Reminder: Christmas Bird Count — call for bird lovers on Dec. 16

Pileated Woodpeckers

If you live in Edmonds, Mountlake Terrace, Lynnwood or surrounding areas, the Pilchuck Audubon Society is looking for your help this coming Saturday, Dec. 16, with the 118th annual Audubon Christmas Bird Count (CBC) — the longest running citizen science survey. You don’t even have to leave home as birdwatchers of all ages are needed to count birds that visit yards and home bird feeders that day.

“Pilchuck Audubon is making a special effort to count birds visiting yard bird feeders. Counting the birds at your feeders for as little as 30 minutes can contribute to science.” says Rick Taylor, a volunteer with Pilchuck Audubon. “Recent research has highlighted the importance of suburban habitats and the surprising diversity of bird species that make use of our suburban yards and greenbelts.”

You can help track the health of local bird populations by counting the birds that visit suburban yards and feeders on Dec. 16. To date, over 200 peer-reviewed articles have resulted from analysis done with Christmas Bird Count data. Bird-related citizen science efforts are also critical to understanding how birds are responding to a changing climate. Data from the annual CBC enabled Audubon scientists to discover that 314 species of North American birds are threatened by global warming as reported in Audubon’s groundbreaking Birds and Climate Change Study. The tradition of counting birds combined with modern technology and mapping is enabling researchers to make discoveries that were not possible in earlier decades.

The Edmonds/South Snohomish County CBC is performed in a count circle with a diameter of 15 miles that is centered near Martha Lake in Lynnwood. This circle covers South Everett, Mukilteo, Mill Creek, Lynnwood, Edmonds, Mountlake Terrance, Kenmore, Maltby and much of Bothell.

Golden-crowned Sparrow

In last year’s CBC, people watched their feeders at 59 locations in south Snohomish County and northern King County. They reported the only White-throated Sparrows in the circle, and accounted for 64 percent of the Townsend’s Warblers, and 43 percent of the Anna’s Hummingbirds observed. Collectively, they observed 48 species and 1,880 individual birds. Complete results of last year’s Edmonds CBC can be found on the Pilchuck Audubon website here.

How to participate

You can participate in the Edmonds CBC if you live within the Edmonds/south Snohomish County count area. Directions are provided below to determine if your home is in the count circle. The amount of time you spend counting is up to you. You can observe and count birds in your yard for as little as a half hour, but longer observation periods of one or two hours—or even the entire day—would be highly appreciated.

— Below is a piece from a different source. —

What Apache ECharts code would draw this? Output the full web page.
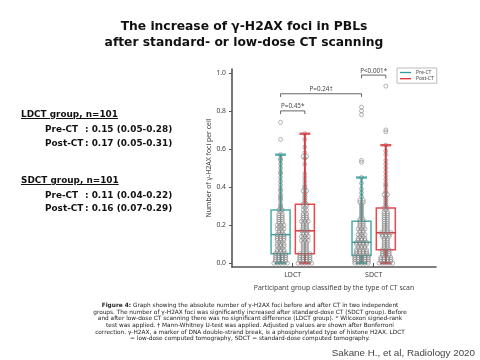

To confirm that you live within the Edmonds count circle, use this map. Click on the link and when the map is displayed, enter your address in the search box at the top of the page. Then zoom out until the entire count circle is displayed and verify that your home is located within the circle. You will also need to follow specific counting directions which, along with additional general information about the Edmonds CBC, can be found on Pilchuck Audubon’s website at: Detailed Instructions for Home Counters. You can also contact Rick Taylor at taylorrl@outlook.com (or 425-214-2764) or Bob Schmidt at bobs@world-wide.com (or 425-273-1579).

Christmas Bird Count history

Red-winged Blackbird

That first CBC was held on Christmas Day in 1900, and included counts in 25 locations. Today, the National Audubon Christmas Bird Count mobilizes over 72,000 volunteer bird counters each year in more than 2,500 locations across the Western Hemisphere. The CBC utilizes the power of volunteers to track the health of bird populations at a scale that scientists could never accomplish alone. Data compiled in South Snohomish and Northern King County area will record every individual bird and bird species seen in a specified area, contributing to a vast citizen science network that continues a tradition stretching back more than 100 years.

The Christmas Bird Count is an example of an early American wildlife conservation initiative. The late 1800s were a grim time to be a bird. Walking down the streets of any American city, one might see women wearing hats decorated with a sparrow’s wing, a large plume of great egret feathers or the head of a saw-whet owl. Such “bird-hats” were all the rage in Victorian fashion.

Outrage at the killing of birds for these bird hats led directly to the founding of the Audubon Society. Women who saw the carnage of birds being killed for hats started Audubon chapters in protest. Mrs. Harriet Hemenway, a Boston socialite, organized the first Audubon Society in 1896 in Boston, after reading about the slaughter by “plume hunters” of entire rookeries of egrets for their feathers.

The Christmas season was an especially bad time of the year to be a bird during this era, as a partridge was at real risk of being shot out of the pear tree. Hunters went on Christmas day “side” hunts, where participants formed up sides and went into the woods to see which team could kill the most birds.

In a 1900 issue of “Bird Lore” magazine, which later became Audubon Magazine, Dr. Frank Chapman, an ornithologist and early officer in the Audubon Society, proposed an annual Christmas bird-count as an alternative and a protest to the “side hunts.” This year marks the 118th occurrence of Dr. Chapman’s Christmas Bird Count.